A Polegate taxi driver who had his licence revoked after making nuisance phone calls has lost a legal challenge against Wealden District Council.
Former taxi-driver Farhad Jamal of Priory Road, Eastbourne, had his licence revoked by the council last June following a series of complaints about his conduct. They included claims he had made more than 30 nuisance calls to another driver.
Jamal, who worked out of Polegate Station taxi rank, launched a legal challenge, but – after a hearing on Friday, February 10 – Hastings Magistrates upheld the decision, originally made by the councillors on Wealden’s licencing sub-committee.
The council says the court agreed that Jamal was no longer a fit and proper person to hold a licence, upheld the decision and ordered him to pay £1,600 in costs.
Responding to the ruling, the chairman of the licencing committee, Cllr Nigel Coltman said: “This investigation was part of an ongoing attempt to improve the service provided by taxi drivers at the Polegate rank.

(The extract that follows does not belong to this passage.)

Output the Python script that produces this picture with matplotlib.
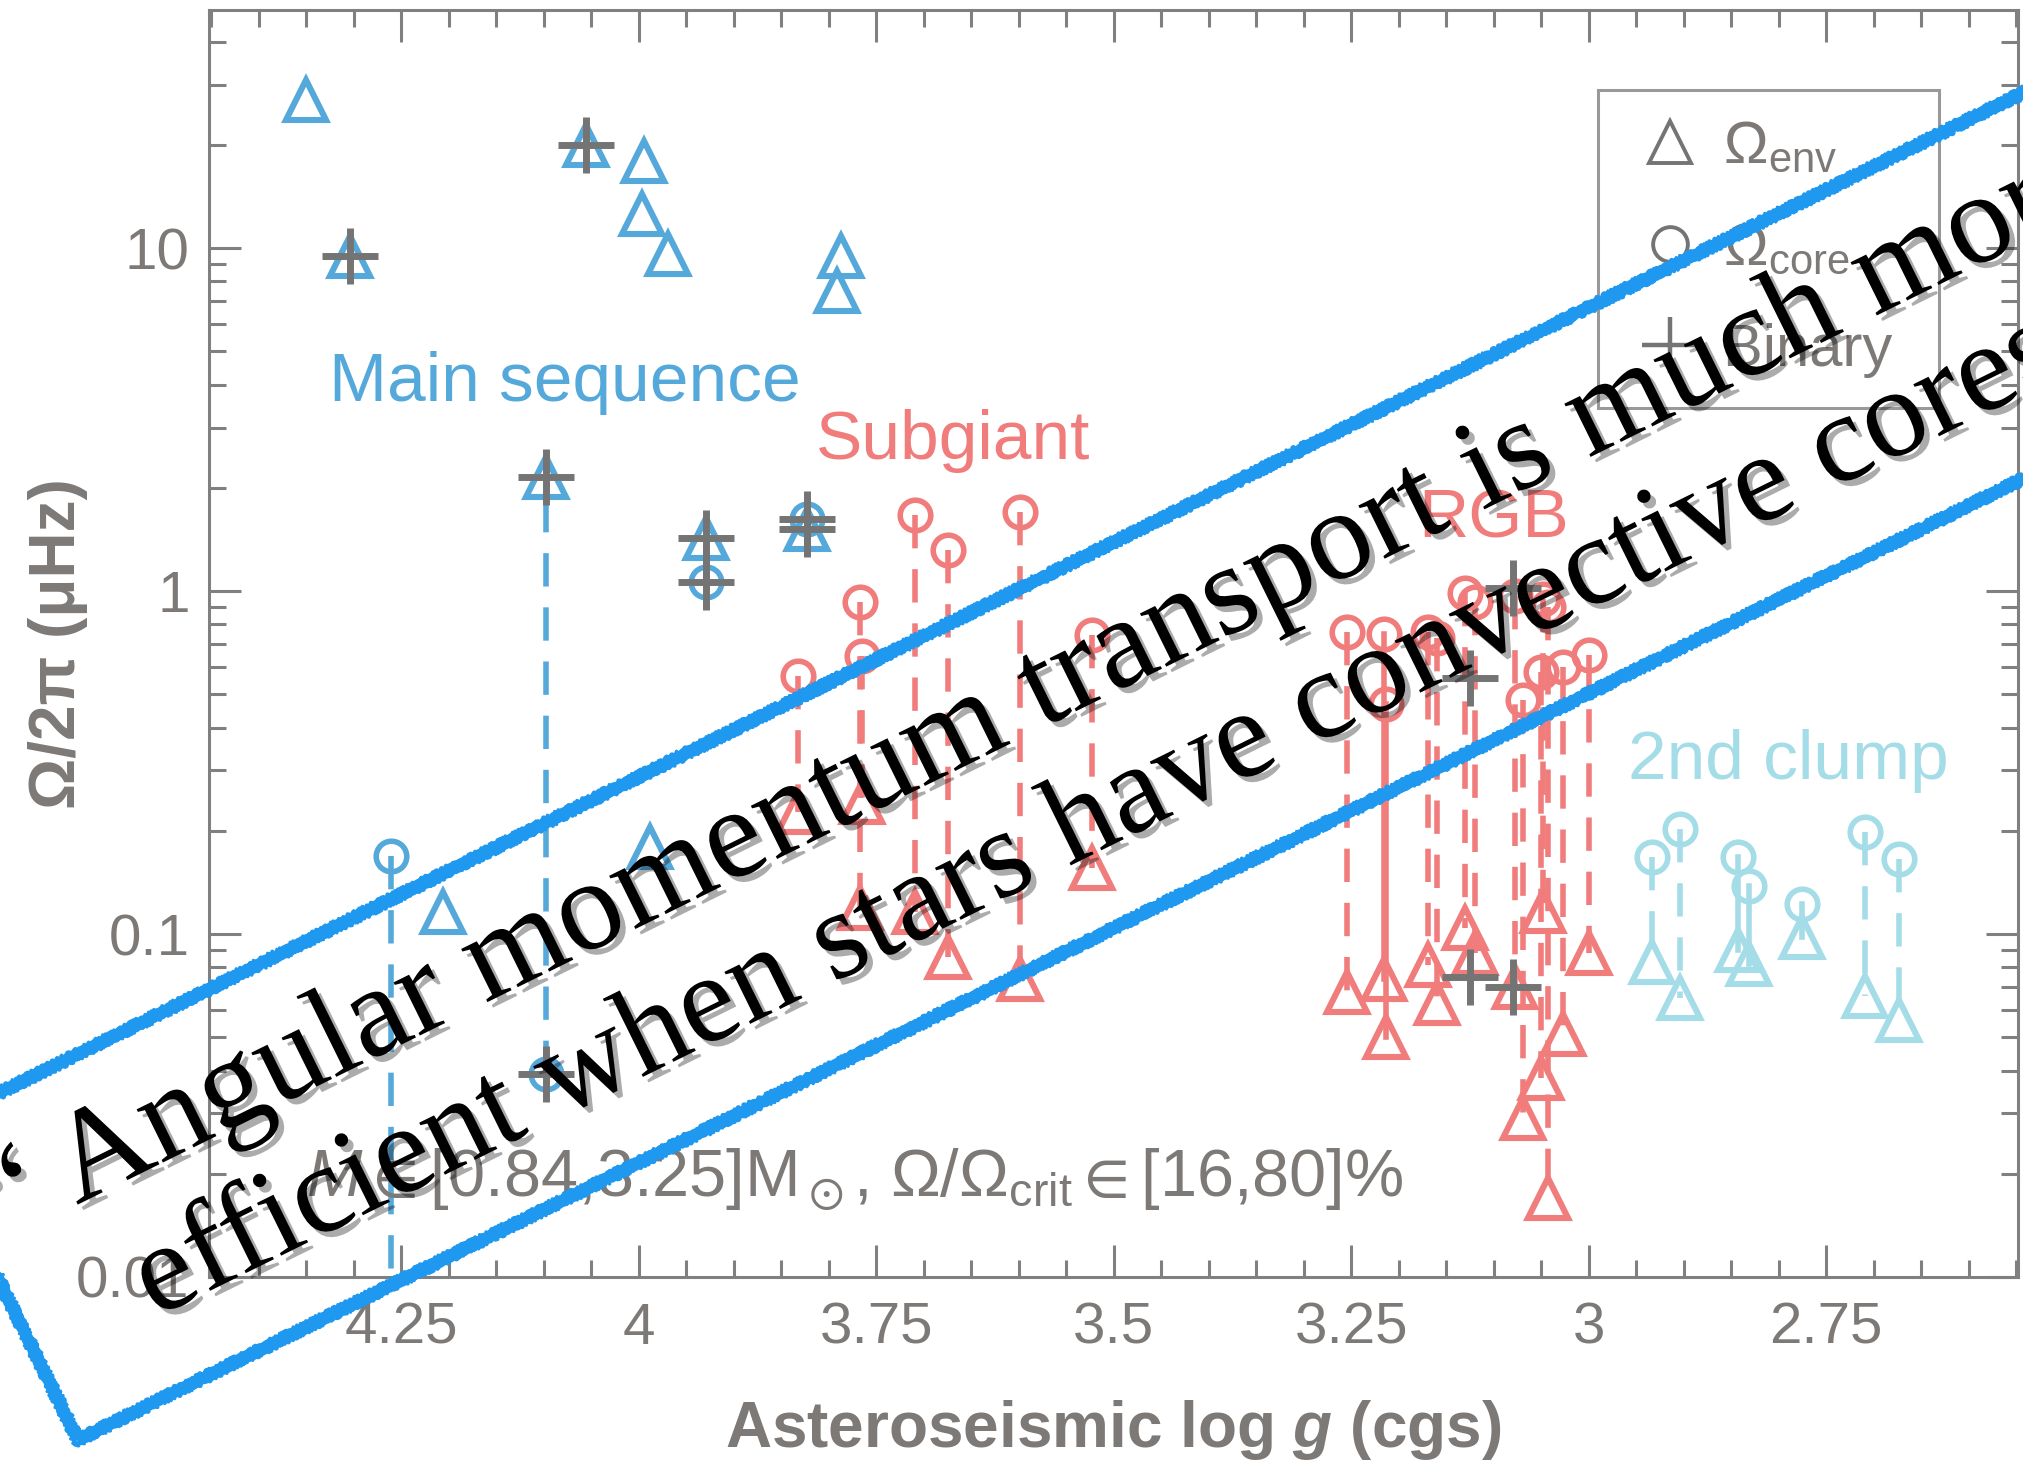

“It followed complaints by both members of the public and taxi drivers themselves. A number of drivers have been sanctioned, including Mr Jamal.
“I am pleased that the Court upheld the original decision made by Wealden councillors and the problems at the Polegate Station taxi rank have now been resolved.
“Although the majority of taxi drivers behave properly, we will investigate complaints from the public, if they have any concerns about behaviour or fares.”
The council says Jamal, who had held a licence with the council between July 2015 and June 2016, was involved in a number of incidents in his time as a licenced driver. Evidence of these incidents was presented at the court hearing, the council says.
A spokesman for Wealden District Council said: “The court found that Mr Jamal had deliberately flouted the council’s rules by accepting a second booking from the Polegate rank, without the agreement of the passenger he had picked up from the same rank moments earlier.
“It also found he had harassed another Polegate taxi driver by making some 30 to 40 nuisance telephone calls, seven of which were made at a time when that driver had passengers on board his taxi.
“Telephone records produced to the court showed that on a single day in March 2016 he was shown to have made a least 14 calls to one driver.”